Trees cool the air in two main ways. They cast shade that keeps the sun’s rays from hitting concrete and asphalt, which can absorb and later release heat (the so-called urban heat island effect). They also transpire water, which cools the atmosphere, just as you feel cooler on a hot day when your sweat evaporates.
What we found after a comprehensive review of the literature is that trees can provide a local but meaningful benefit to those nearby. Just downwind of a planting, PM concentrations may be reduced by 7 to 24 percent, and temperatures may be reduced by 2 to 4 degrees Fahrenheit. We emphasize “local” benefits, because most of the improvement is within 100 meters of a planting. Farther away than that, the cooler and cleaner air from the tree canopy has rediluted with the background air in the city, and PM concentrations and temperatures are not different than those background levels.
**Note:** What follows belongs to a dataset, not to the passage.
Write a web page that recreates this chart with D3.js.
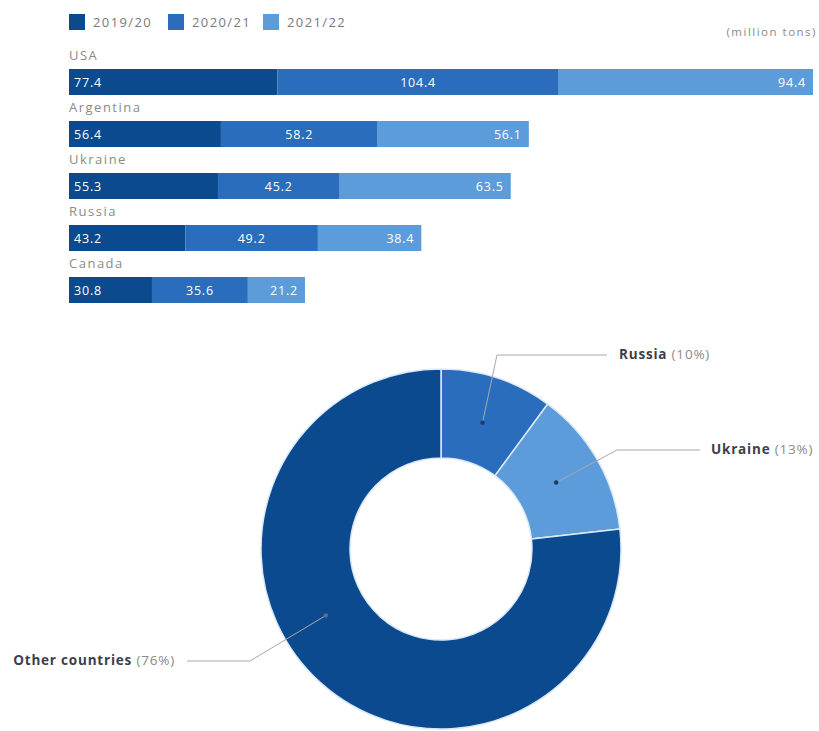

Moreover, we found the trees are a cost-effective way to provide these benefits. Measured in $ per ton, trees removed a similar amount of PM per dollar spent as other commonly used strategies for reducing PM. Similarly, compared to other ways to cool outdoor air temperatures, such as cool roofs, trees deliver similar benefits per dollar spent.
Trees, of course, supply both these benefits at once, as well as other co-benefits: helping mitigate stormwater, provide habitat for birds and other biodiversity, and provide aesthetic beauty. Trees, therefore, deserve to be a tool in the toolbox of urban planners as they struggle to clean and cool the air.
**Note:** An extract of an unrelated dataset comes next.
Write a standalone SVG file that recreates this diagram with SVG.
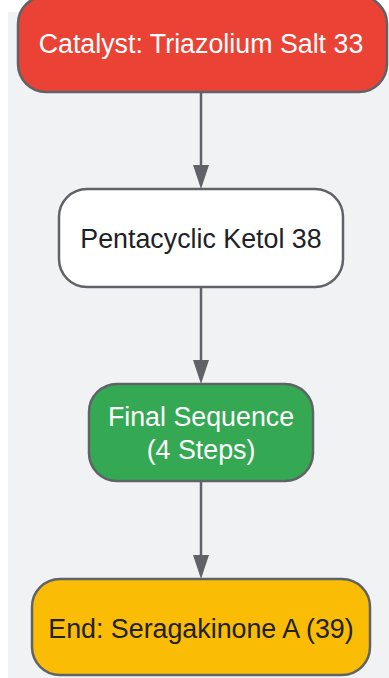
<svg xmlns="http://www.w3.org/2000/svg" width="389" height="678" viewBox="0 0 389 678">
<style>
.node{stroke:#5f6368;stroke-width:2.5}
.lbl{font-family:"Liberation Sans",Arial,sans-serif;font-size:26.8px;text-anchor:middle;dominant-baseline:central}
.edge{stroke:#5f6368;stroke-width:2.5;fill:none}
</style>
<defs>
<marker id="arr" markerUnits="userSpaceOnUse" markerWidth="24" markerHeight="16" refX="13" refY="8" orient="auto" viewBox="0 0 24 16">
<path d="M0,0 L24,8 L0,16 Z" fill="#5f6368"/>
</marker>
</defs>
<rect x="0" y="0" width="389" height="678" fill="#ffffff"/>
<rect x="8" y="12" width="381" height="666" fill="#f1f2f4"/>
<g id="edges">
<line class="edge" x1="201" y1="92" x2="201" y2="178" marker-end="url(#arr)"/>
<line class="edge" x1="201" y1="287" x2="201" y2="373" marker-end="url(#arr)"/>
<line class="edge" x1="201" y1="481" x2="201" y2="568" marker-end="url(#arr)"/>
</g>
<g id="catalyst">
<rect class="node" x="18" y="-4" width="369" height="96" rx="28" fill="#ea4335"/>
<text class="lbl" x="201" y="44" fill="#ffffff">Catalyst: Triazolium Salt 33</text>
</g>
<g id="ketol">
<rect class="node" x="59" y="189" width="284" height="98" rx="28" fill="#ffffff"/>
<text class="lbl" x="201" y="239" fill="#202124">Pentacyclic Ketol 38</text>
</g>
<g id="final">
<rect class="node" x="89" y="384" width="224" height="97" rx="28" fill="#34a853"/>
<text class="lbl" x="201" y="417" fill="#ffffff">Final Sequence</text>
<text class="lbl" x="201" y="450" fill="#ffffff">(4 Steps)</text>
</g>
<g id="end">
<rect class="node" x="32" y="579" width="338" height="96" rx="28" fill="#fbbc05"/>
<text class="lbl" x="201" y="629" fill="#202124">End: Seragakinone A (39)</text>
</g>
</svg>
But we take pains in the report to make clear that tree planting is not a replacement for the other strategies society might do to reduce air pollution, for instance. While trees can provide meaningful reductions in PM, the majority of PM reduction will have to come from other strategies. Tree planting, in other words, is a complementary strategy, not a replacement.
We show in the report that trees are already doing a lot in our studied cities, providing tens of millions with significantly cleaner and cooler air. But there is potential scope to do a lot more. For roughly $4 annually per person, cities around the world could plant and maintain enough additional trees to save 11,000 to 36,000 lives annually from air pollution and heat-related mortality. And for every death avoided, there would be many more who would benefit from better health, or simply a more enjoyable life, where strolling down the street on a hot day is pleasant.
So the answer to the professor’s question seems to be a qualified “yes.” Trees are a cost-effective way to help clean and cool the air for potentially hundreds of millions of people.